Last week, the server was down for a little over 24 hours. It's our first major outage for quite some time, but still - it was annoying. I finally got things back online at about 9pm Friday night, and we seem to be stable now. A list of the changes is below, plus details on the circumstances leading up to the problem.
Executive summary: Telstra sucks.
The Outage
On Tuesday last week, I put in an order with Internode to have our IP address space expanded from a single IP to a subnet of five. This, in a nutshell, will allow us to have more than one server directly accessible from the internet, and is pretty much necessary for some expansion plans I have in mind. More detail on
that will come at some other time.
We received the following advice from Internode in response to our request:
Date: 27 September 2005
The request now needs to be created with Telstra Wholesale to modify this service with the new IP range. This normally would take around a week or so. You should be contacted with the new range once this request has been processed by Telstra. The Accounts department will then adjust your billing accordingly.
Two days later, our line dropped out - the very day I was going to send out a "we have some downtime coming up next week" email to everyone. We couldn't get a traceroute through to the server. I called Internode to query this, given that there
was a pending request in the system that could cause something like what we were seeing. According to the person I spoke to, it looked like Telstra
may have done something on the line, but it wasn't clear whether they had or not.

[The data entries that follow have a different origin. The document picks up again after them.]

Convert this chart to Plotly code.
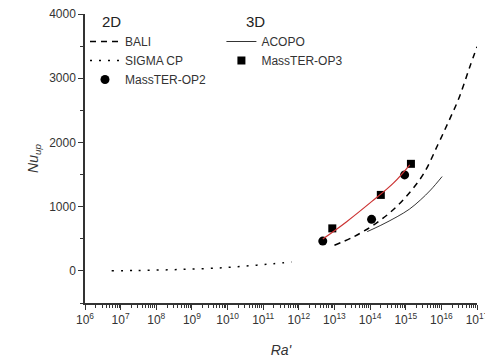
import plotly.graph_objects as go

# ---- data ----
sigma_ra = [5.6e6, 3.2e7, 4.7e8, 7.6e9, 6.6e10, 2.0e11, 6.3e11]
sigma_nu = [2, 7, 22, 50, 89, 112, 140]

bali_ra = [1.0e13, 3.16e13, 1.0e14, 3.16e14, 1.0e15, 3.16e15, 7.9e15, 1.58e16, 3.16e16, 6.3e16, 1.0e17]
bali_nu = [400, 520, 680, 880, 1150, 1510, 1960, 2320, 2700, 3180, 3490]

acopo_ra = [8.3e13, 2.0e14, 5.75e14, 1.26e15, 2.57e15, 5.0e15, 1.05e16]
acopo_nu = [611, 710, 844, 960, 1103, 1260, 1469]

op2_ra = [4.7e12, 1.1e14, 9.3e14]
op2_nu = [464, 803, 1495]

op3_ra = [8.7e12, 2.0e14, 1.4e15]
op3_nu = [662, 1183, 1667]

fit_ra = [4.7e12, 2.2e13, 1.1e14, 4.5e14, 1.3e15]
fit_nu = [495, 766, 1078, 1366, 1652]

xtick_exp = list(range(6, 18))
ytick_vals = [0, 1000, 2000, 3000, 4000]

FONT = "Arial, Liberation Sans, sans-serif"
AX = "#333333"

fig = go.Figure()
fig.add_trace(go.Scatter(x=bali_ra, y=bali_nu, mode="lines", name="BALI",
                         line=dict(color="black", width=1.5, dash="6px,5px", shape="spline"),
                         legend="legend"))
fig.add_trace(go.Scatter(x=sigma_ra, y=sigma_nu, mode="lines", name="SIGMA CP",
                         line=dict(color="black", width=1.5, dash="2px,7px", shape="spline"),
                         legend="legend"))
fig.add_trace(go.Scatter(x=op2_ra, y=op2_nu, mode="markers", name="MassTER-OP2",
                         marker=dict(symbol="circle", size=9, color="black"),
                         legend="legend"))
fig.add_trace(go.Scatter(x=acopo_ra, y=acopo_nu, mode="lines", name="ACOPO",
                         line=dict(color="black", width=0.8, shape="spline"),
                         legend="legend2"))
fig.add_trace(go.Scatter(x=op3_ra, y=op3_nu, mode="markers", name="MassTER-OP3",
                         marker=dict(symbol="square", size=8, color="black"),
                         legend="legend2"))
fig.add_trace(go.Scatter(x=fit_ra, y=fit_nu, mode="lines",
                         line=dict(color="#cc3333", width=1.2, shape="spline"),
                         showlegend=False))

fig.update_layout(
    width=485, height=358,
    margin=dict(l=85, r=8, t=14, b=55, autoexpand=False),
    paper_bgcolor="white", plot_bgcolor="white",
    font=dict(family=FONT, size=12, color="#333333"),
    legend=dict(x=0.0, y=0.955, xanchor="left", yanchor="top",
                bgcolor="rgba(0,0,0,0)", font=dict(size=12),
                tracegroupgap=0, itemwidth=30),
    legend2=dict(x=0.348, y=0.955, xanchor="left", yanchor="top",
                 bgcolor="rgba(0,0,0,0)", font=dict(size=12),
                 tracegroupgap=0, itemwidth=30),
    showlegend=True,
)
fig.update_xaxes(
    type="log", range=[6, 17], automargin=False,
    tickvals=[10 ** e for e in xtick_exp],
    ticktext=[f"10<sup>{e}</sup>" for e in xtick_exp],
    ticklabeloverflow="allow",
    ticks="outside", ticklen=5, tickwidth=1.2, tickcolor=AX,
    minor=dict(ticks="outside", ticklen=3, tickcolor=AX, dtick="D1", showgrid=False),
    showline=True, linecolor=AX, linewidth=1.5, showgrid=False, zeroline=False,
    tickfont=dict(size=12, color="#333333"),
    title=dict(text="<i>Ra'</i>", font=dict(size=14, color="#333333"), standoff=19),
)
fig.update_yaxes(
    range=[-500, 4000], automargin=False,
    tickvals=ytick_vals,
    ticks="outside", ticklen=5, tickwidth=1.2, tickcolor=AX,
    minor=dict(ticks="outside", ticklen=3, tickcolor=AX, dtick=500, showgrid=False),
    showline=True, linecolor=AX, linewidth=1.5, showgrid=False, zeroline=False,
    tickfont=dict(size=12, color="#333333"),
    title=dict(text="<i>Nu</i><sub><i>up</i></sub>", font=dict(size=14, color="#333333"), standoff=7),
)
fig.add_annotation(text="2D", xref="paper", yref="paper", x=0.039, y=0.975,
                   xanchor="left", yanchor="middle", showarrow=False,
                   font=dict(size=15, color="#222222"))
fig.add_annotation(text="3D", xref="paper", yref="paper", x=0.405, y=0.975,
                   xanchor="left", yanchor="middle", showarrow=False,
                   font=dict(size=15, color="#222222"))

fig.write_html("out.html")
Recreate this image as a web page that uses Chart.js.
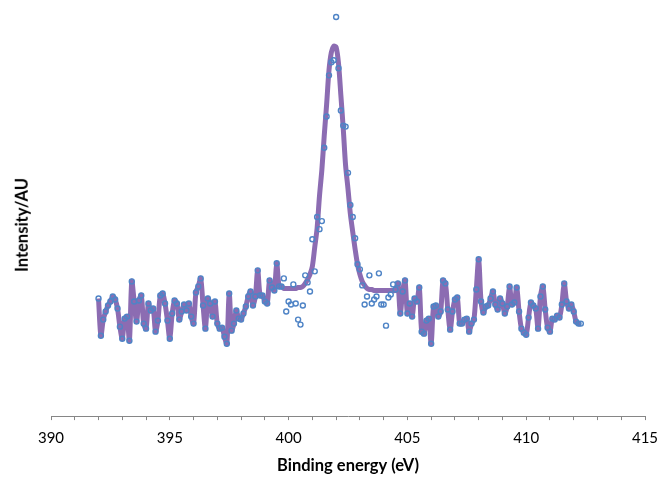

I bundled up some gear and drove out to the premises where our hardware lives. We have had a nice, new Cisco 837 router sitting down there, ready to be configured, for a few months now. I had been planning on doing some research on getting it configured up for the new address range, once I'd been advised of what it was, over the weekend.
I gave up on Thursday night, given I had no net connection with which to look up documentation (I'd cleverly removed the modem from my laptop some months earlier and not put it back) and it was still uncertain as to whether we still had our old address, the new one, or none at all.
On Friday afternoon, Internode confirmed that the new address range was definitely set up, and they even supplied me with a sample configuration for the 837 on their network, for which I can't thank them enough - it took a great deal of uncertainty out of the situation.
I arrived on-site Friday evening, plugged in the router, hooked up my laptop, loaded the configuration that Internode had supplied and
everything started working. Hooray for Internode. I can't thank their support staff enough for helping me out over this period. They were great.
It took another hour or so to get the servers reconfigured and to make the necessary DNS changes so the world could find us again. By Saturday morning, we were getting mail again, and most of our hosted sites were reachable.